Konsumsi rumah tangga masih menopang pertumbuhan ekonomi Indonesia. Peran konsumsi rumah tangga perlu dijaga, bahkan ditingkatkan. Untuk itu, pemerintah dinilai perlu menerbitkan kebijakan ekstra.
Oleh
DIMAS WARADITYA NUGRAHA
·3 menit baca
JAKARTA, KOMPAS — Konsumsi rumah tangga masih menopang pertumbuhan ekonomi Indonesia. Konsumsi masyarakat menyumbang 2,75 persen terhadap pertumbuhan ekonomi triwulan I-2019 yang sebesar 5,07 persen.
Data Badan Pusat Statistik menunjukkan, peran konsumsi rumah tangga terhadap produk domestik bruto (PDB) triwulan I-2019 sebesar 56,82 persen. PDB Indonesia pada triwulan I-2019 berdasarkan harga berlaku Rp 3.782,4 triliun.
Peran konsumsi rumah tangga perlu dijaga, bahkan ditingkatkan. Untuk itu, pemerintah dinilai perlu menerbitkan kebijakan ekstra. Dengan dukungan kebijakan itu, target pertumbuhan ekonomi tahun ini sebesar 5,3 persen bisa dicapai.
Paparan tim ekonom PT Bank Central Asia Tbk yang dipimpin David E Sumual menyebutkan, pertumbuhan ekonomi 5,07 persen itu di bawah konsensus analis yang sebesar 5,2 persen. Dalam paparan yang dikutip Selasa (7/5/2019), pertumbuhan PDB tahun ini diproyeksikan 5 persen.
”Yang paling mengecewakan dari komponen PDB adalah konsumsi, yang tumbuh melambat dari 5,08 persen pada triwulan IV-2018 menjadi 5,01 persen pada triwulan I-2019,” jelas David dalam paparan.
Ekonom Samuel Aset Manajemen, Lana Soelistianingsih, di Jakarta, Selasa, mengatakan, kondisi perekonomian global memengaruhi perekonomian nasional. Dengan struktur ekonomi RI seperti saat ini, harapan meningkatkan PDB bergantung pada sektor konsumsi.

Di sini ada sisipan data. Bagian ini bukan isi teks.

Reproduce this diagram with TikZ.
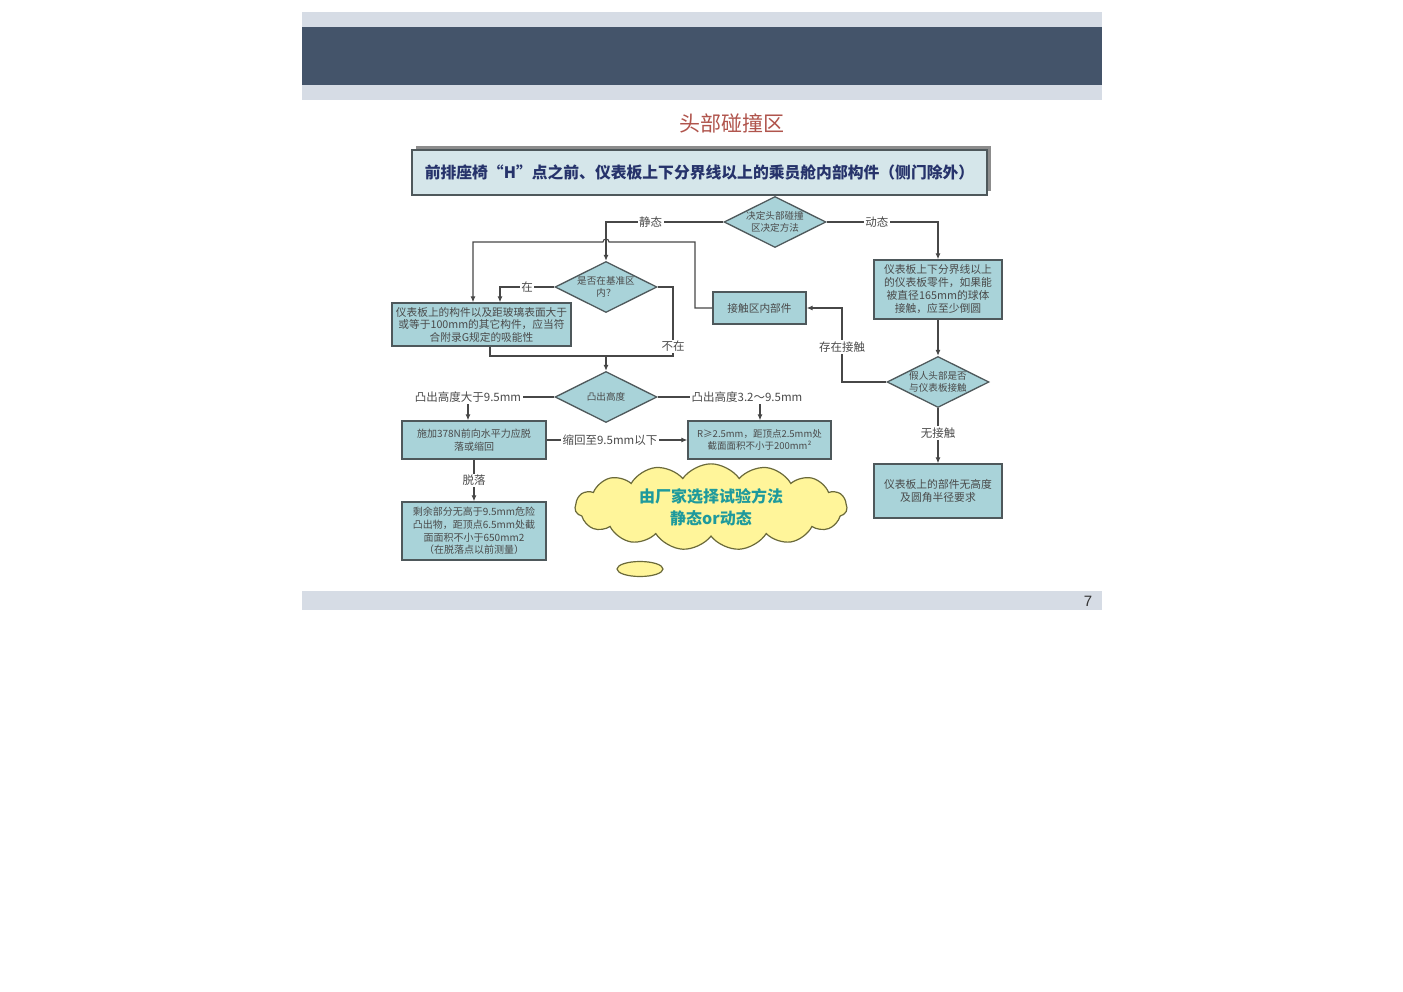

”Pada triwulan-triwulan selanjutnya, pertumbuhan ekonomi atau PDB harus berkisar 5,3 persen supaya pertumbuhan PDB Indonesia bisa mencapai 5,2 persen,” ujarnya.
Ramadhan dan hari raya Idul Fitri bisa menjadi momentum untuk menumbuhkan konsumsi sehingga kontribusinya terhadap PDB bisa lebih baik. Pada triwulan II-2019, pemerintah harus merangsang konsumsi rumah tangga agar tumbuh 5,5 persen.
Efektif
Ekonom PT Bahana Sekuritas, Putera Satria Sambijantoro, berharap pemerintah dan bank sentral mengeluarkan kebijakan yang lebih efektif untuk menopang pertumbuhan ekonomi pada triwulan-triwulan berikutnya.
”Pertumbuhan ekonomi 5 persen mungkin terlihat sehat. Namun, pencapaian ini relatif rendah mengingat stimulus kegiatan Pemilu,” ujarnya.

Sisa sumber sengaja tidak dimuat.